The Minister of State for Digital and the Creative Industries, Margot James, said: “This project is a great example of the government’s new ‘outside in’ approach to rolling out full fibre broadband, which is taking gigabit broadband to the hardest to reach rural areas first.
“As well as making a dramatic difference for students in the classroom, by using the schools as broadband hubs we are also making ultrafast broadband available to thousands of rural homes and businesses across the country more quickly.”
Three schools have already established the connection to faster networks, supposedly bringing their speeds from 0.5Mbps to a whooping 100Mbps in a matter of weeks. It is expected that the connections have the capacity to be upgraded to 1Gbps “should they wish to do so” in the future.

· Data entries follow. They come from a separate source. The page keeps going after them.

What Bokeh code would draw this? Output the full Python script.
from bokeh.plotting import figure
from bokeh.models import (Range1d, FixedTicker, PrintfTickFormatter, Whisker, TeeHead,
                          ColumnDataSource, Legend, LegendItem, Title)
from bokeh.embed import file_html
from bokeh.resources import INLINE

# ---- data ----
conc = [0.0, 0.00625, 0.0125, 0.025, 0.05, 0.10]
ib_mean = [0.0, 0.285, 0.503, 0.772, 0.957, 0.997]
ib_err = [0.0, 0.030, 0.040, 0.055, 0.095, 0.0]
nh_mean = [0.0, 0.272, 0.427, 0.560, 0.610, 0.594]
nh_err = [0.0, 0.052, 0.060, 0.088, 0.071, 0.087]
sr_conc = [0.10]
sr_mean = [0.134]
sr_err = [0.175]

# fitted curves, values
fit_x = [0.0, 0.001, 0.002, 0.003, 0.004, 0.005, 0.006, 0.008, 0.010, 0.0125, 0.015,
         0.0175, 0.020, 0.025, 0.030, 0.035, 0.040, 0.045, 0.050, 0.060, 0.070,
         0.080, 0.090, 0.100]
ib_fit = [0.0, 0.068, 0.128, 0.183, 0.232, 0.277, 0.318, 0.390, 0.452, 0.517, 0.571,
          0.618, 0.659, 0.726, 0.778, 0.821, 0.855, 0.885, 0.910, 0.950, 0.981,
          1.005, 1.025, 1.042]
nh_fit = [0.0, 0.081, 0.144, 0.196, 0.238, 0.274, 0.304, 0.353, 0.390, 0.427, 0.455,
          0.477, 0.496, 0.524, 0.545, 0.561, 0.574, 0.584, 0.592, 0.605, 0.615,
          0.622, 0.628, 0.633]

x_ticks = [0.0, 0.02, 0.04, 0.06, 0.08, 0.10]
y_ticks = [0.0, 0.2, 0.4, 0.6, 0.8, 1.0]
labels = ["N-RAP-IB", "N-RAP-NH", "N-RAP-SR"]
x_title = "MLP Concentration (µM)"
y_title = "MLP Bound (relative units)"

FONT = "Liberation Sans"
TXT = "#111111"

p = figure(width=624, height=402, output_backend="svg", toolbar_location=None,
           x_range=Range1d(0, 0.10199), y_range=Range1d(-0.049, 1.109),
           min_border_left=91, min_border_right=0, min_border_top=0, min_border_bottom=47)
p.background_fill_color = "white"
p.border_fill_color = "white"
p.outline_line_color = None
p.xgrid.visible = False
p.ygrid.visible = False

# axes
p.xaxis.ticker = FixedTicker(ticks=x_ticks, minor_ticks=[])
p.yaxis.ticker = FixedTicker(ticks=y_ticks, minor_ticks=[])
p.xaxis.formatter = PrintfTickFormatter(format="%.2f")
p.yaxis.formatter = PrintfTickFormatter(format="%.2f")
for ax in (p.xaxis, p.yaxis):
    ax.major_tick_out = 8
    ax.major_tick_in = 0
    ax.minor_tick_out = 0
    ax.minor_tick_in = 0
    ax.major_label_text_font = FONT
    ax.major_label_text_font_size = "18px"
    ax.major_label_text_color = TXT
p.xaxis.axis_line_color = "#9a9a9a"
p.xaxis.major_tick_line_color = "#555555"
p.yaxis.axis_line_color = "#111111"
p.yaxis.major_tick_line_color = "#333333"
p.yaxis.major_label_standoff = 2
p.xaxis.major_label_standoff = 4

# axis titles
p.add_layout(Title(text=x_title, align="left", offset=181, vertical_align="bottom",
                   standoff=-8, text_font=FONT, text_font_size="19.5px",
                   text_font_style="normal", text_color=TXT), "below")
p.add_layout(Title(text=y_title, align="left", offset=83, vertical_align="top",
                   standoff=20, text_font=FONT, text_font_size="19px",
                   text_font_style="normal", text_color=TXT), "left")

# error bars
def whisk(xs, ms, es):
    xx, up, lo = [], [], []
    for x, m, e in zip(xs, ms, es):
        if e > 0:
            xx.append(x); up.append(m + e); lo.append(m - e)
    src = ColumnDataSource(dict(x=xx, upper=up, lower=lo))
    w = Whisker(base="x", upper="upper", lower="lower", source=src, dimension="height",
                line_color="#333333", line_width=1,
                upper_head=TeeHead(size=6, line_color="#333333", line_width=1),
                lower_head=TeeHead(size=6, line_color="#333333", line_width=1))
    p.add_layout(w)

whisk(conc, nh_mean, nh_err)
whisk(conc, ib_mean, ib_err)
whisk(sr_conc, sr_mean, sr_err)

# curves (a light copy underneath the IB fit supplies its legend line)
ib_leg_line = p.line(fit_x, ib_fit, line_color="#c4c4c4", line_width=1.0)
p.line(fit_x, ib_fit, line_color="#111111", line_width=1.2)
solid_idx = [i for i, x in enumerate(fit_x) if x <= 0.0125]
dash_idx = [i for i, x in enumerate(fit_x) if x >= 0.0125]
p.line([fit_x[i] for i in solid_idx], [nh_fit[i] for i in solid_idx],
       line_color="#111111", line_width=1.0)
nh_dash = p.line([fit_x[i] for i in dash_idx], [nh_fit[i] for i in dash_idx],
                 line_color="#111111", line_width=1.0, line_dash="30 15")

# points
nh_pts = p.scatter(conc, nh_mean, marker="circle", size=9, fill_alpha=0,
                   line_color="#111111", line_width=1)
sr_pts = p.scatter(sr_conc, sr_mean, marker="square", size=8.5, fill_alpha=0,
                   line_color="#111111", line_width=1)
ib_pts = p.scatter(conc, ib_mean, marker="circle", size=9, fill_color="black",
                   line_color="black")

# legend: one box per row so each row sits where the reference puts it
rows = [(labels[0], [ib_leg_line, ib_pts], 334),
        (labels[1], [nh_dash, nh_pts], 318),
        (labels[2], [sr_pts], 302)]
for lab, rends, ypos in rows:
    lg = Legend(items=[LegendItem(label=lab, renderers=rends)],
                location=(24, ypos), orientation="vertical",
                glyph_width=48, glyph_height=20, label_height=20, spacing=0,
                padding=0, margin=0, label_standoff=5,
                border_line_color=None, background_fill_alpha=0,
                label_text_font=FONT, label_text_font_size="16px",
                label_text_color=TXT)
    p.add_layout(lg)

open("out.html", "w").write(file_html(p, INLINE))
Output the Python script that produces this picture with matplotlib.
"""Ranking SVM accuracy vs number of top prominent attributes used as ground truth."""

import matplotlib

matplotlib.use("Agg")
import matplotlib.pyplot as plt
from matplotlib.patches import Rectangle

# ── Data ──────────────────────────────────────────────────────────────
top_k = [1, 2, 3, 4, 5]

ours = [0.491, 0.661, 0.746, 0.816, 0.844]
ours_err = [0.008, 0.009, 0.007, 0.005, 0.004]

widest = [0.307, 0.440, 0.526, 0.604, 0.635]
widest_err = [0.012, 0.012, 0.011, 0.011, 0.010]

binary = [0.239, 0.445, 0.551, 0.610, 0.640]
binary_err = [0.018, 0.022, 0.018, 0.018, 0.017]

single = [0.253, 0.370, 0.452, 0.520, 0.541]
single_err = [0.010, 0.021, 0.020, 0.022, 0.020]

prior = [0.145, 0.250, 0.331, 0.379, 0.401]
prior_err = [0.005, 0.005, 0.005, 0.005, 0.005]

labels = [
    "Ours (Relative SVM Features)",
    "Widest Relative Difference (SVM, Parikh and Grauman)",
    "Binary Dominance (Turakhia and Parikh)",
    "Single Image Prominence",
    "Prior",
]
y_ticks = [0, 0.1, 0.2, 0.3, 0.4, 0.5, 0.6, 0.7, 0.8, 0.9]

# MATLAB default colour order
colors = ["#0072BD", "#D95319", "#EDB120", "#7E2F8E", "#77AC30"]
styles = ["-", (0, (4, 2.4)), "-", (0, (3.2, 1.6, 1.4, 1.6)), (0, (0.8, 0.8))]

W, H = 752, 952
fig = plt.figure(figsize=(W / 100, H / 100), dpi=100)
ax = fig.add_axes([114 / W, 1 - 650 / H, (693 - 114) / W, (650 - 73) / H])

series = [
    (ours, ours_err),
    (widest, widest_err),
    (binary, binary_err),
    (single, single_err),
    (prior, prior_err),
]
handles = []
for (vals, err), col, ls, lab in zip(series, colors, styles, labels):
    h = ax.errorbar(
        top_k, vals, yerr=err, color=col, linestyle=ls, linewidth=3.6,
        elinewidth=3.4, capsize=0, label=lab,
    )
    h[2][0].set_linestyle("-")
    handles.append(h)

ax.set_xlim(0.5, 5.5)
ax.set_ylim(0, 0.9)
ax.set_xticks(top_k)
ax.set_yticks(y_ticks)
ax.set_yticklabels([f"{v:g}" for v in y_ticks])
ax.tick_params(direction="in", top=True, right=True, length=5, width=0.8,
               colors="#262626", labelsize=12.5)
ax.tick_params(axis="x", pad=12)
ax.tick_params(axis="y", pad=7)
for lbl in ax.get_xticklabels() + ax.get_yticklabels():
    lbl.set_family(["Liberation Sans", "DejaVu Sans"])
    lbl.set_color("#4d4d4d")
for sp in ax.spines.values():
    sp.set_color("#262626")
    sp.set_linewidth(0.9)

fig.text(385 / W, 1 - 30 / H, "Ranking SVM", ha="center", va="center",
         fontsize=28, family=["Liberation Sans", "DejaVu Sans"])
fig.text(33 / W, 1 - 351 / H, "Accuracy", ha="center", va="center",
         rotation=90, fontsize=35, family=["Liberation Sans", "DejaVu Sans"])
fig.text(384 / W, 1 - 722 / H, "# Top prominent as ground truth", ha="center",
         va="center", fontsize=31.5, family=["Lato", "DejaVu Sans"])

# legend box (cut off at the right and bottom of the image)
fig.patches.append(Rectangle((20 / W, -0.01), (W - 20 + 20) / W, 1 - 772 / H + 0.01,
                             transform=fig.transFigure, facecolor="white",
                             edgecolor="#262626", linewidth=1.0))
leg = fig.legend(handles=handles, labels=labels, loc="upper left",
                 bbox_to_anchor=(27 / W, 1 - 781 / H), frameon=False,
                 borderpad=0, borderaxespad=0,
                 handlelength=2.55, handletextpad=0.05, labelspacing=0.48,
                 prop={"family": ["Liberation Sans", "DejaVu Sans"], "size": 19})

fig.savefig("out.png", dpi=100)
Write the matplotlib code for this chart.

Managing director of Openreach’s Strategic Infrastructure Development, Kim Mears, commented: “We’re really pleased to be able to support the government’s drive to connect up schools with full fibre broadband through our Full Fibre Infrastructure Build programme, which enables schools not in our commercial roll out plans to still connect to our full fibre network – without incurring any build costs.
“Without fast, reliable connectivity there is the risk that children will miss out on what is now an essential learning tool, so being able to connect up schools in this way is great news.”
According to the government, this particular project will be “instrumental” in deciding how a further £200 million will be used as part of the LFFN Challenge Fund.